Terceiro, a própria FCT tem vindo a preferir uma abordagem “top-down”, com áreas prioritárias definidas politicamente e cada vez mais aplicadas, seja através de programas de interface com as empresas, seja através de programas de colaboração internacional, e tivemos já este mês um exemplo com as linhas estratégicas de cooperação ibérica: energia, espaço e a recém acrescentada microelectrónica, área de trabalho da ministra. Tendo os programas de investigação aplicada muito mais dinheiro, mesmo que a política não seja explícita (e cada vez mais o é), existe um enorme incentivo para que universidades e centros, sempre com falta de financiamento, re-orientem a sua investigação para satisfazer supostas necessidades do mercado ou interesses políticos.

Mas terá este esforço, pelo menos, ajudado a reduzir a precariedade e a gerar inovação? Penso que não. Apesar de as empresas declararem empregar cerca de metade de todos os investigadores a tempo integral (dedutíveis no IRC), empregam menos de 8% dos doutorados. Estes milhares de investigadores declarados publicam pouco ou nada e continuamos com uma produção de patentes insignificante. Paradoxalmente, as poucas patentes que existem pertencem maioritariamente a universidades.

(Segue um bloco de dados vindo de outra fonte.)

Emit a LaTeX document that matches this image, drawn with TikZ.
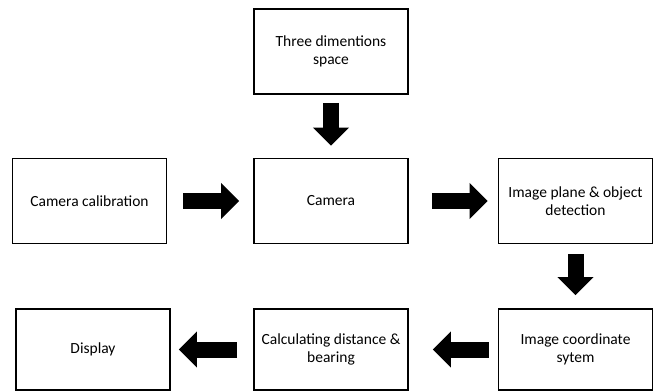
\documentclass[tikz,border=0pt]{standalone}
\usepackage{fontspec}
\setmainfont{Carlito}
\usetikzlibrary{arrows.meta}
\begin{document}
\begin{tikzpicture}[x=1pt,y=-1pt,
  stage/.style={draw=black, line width=1.8pt, minimum width=154pt, minimum height=85pt,
    align=center, inner sep=2pt, font=\fontsize{15.5}{18.5}\selectfont},
  blockarrow/.style={line width=16pt, -{Triangle[length=18pt,width=35pt]}}]
  \useasboundingbox (0,0) rectangle (661,391);
  % processing stages
  \node[stage] (space)   at (331,51.5)    {Three dimentions\\space};
  \node[stage] (calib)   at (89.5,201) {Camera calibration};
  \node[stage] (camera)  at (331,201) {Camera};
  \node[stage] (plane)   at (575.5,201) {Image plane \& object\\detection};
  \node[stage, minimum height=81pt] (display) at (93,349.5) {Display};
  \node[stage, minimum height=81pt] (calc)    at (331,349.5) {Calculating distance \&\\bearing};
  \node[stage, minimum height=81pt] (coord)   at (575.5,349.5) {Image coordinate\\sytem};
  % flow between stages
  \draw[blockarrow, shorten <=8pt, shorten >=12pt] (space) -- (camera);
  \draw[blockarrow, shorten <=16pt, shorten >=14pt] (calib) -- (camera);
  \draw[blockarrow, shorten <=23pt, shorten >=10pt] (camera) -- (plane);
  \draw[blockarrow, shorten <=10pt, shorten >=13pt] (plane) -- (coord);
  \draw[blockarrow, shorten <=9pt, shorten >=24pt] (coord) -- (calc);
  \draw[blockarrow, shorten <=16pt, shorten >=8pt] (calc) -- (display);
\end{tikzpicture}
\end{document}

Assim, a deturpação da ideia inicial é total: 1) em vez de se libertarem fundos do OE para ciência fundamental, estrangula-se a academia; 2) em vez de promover melhor ciência e inovação, universidades deixam de fazer investigação nas áreas em que ensinam; 3) as empresas recebem generosos incentivos e doutorandos quase a custo zero e ainda contam com a academia para fazer a investigação que lhes cabia.

Acredito que são meritórias as tentativas de canalização de fundos europeus para a redução das assimetrias, com ênfase na inovação. E não pretendo desvalorizar os esforços para modernizar empresas e dinamizar a economia portuguesa. Mas porque é que não são assumidos como tal e se canaliza dinheiro que deveria ser da ciência unicamente para apoio à economia?

O que se pode, então, fazer? Em 2020, mais de 60 empresários, gestores de ciência e investigadores (incluindo a actual ministra) produziram um documento com propostas concretas para “reter o melhor talento a nível mundial e captar e/ou criar empresas mais inovadoras e produtivas”. Foi pedida uma visão de longo prazo e o reconhecimento da importância de apoiar tanto a ciência fundamental como a investigação em ambiente empresarial, mas garantindo que este apoio “seja acompanhado por avaliação por painéis internacionais (…), e que o resultado destas avaliações seja público e transparente (…)”. Não se pede menos às e aos cientistas que recebem dinheiros públicos.

Principalmente, é importante reconhecer que ao querermos mascarar como ciência e inovação o que não passa de política económica, deturpamos o que quer dizer fazer ciência ou inovação e não fazemos nem uma nem outra.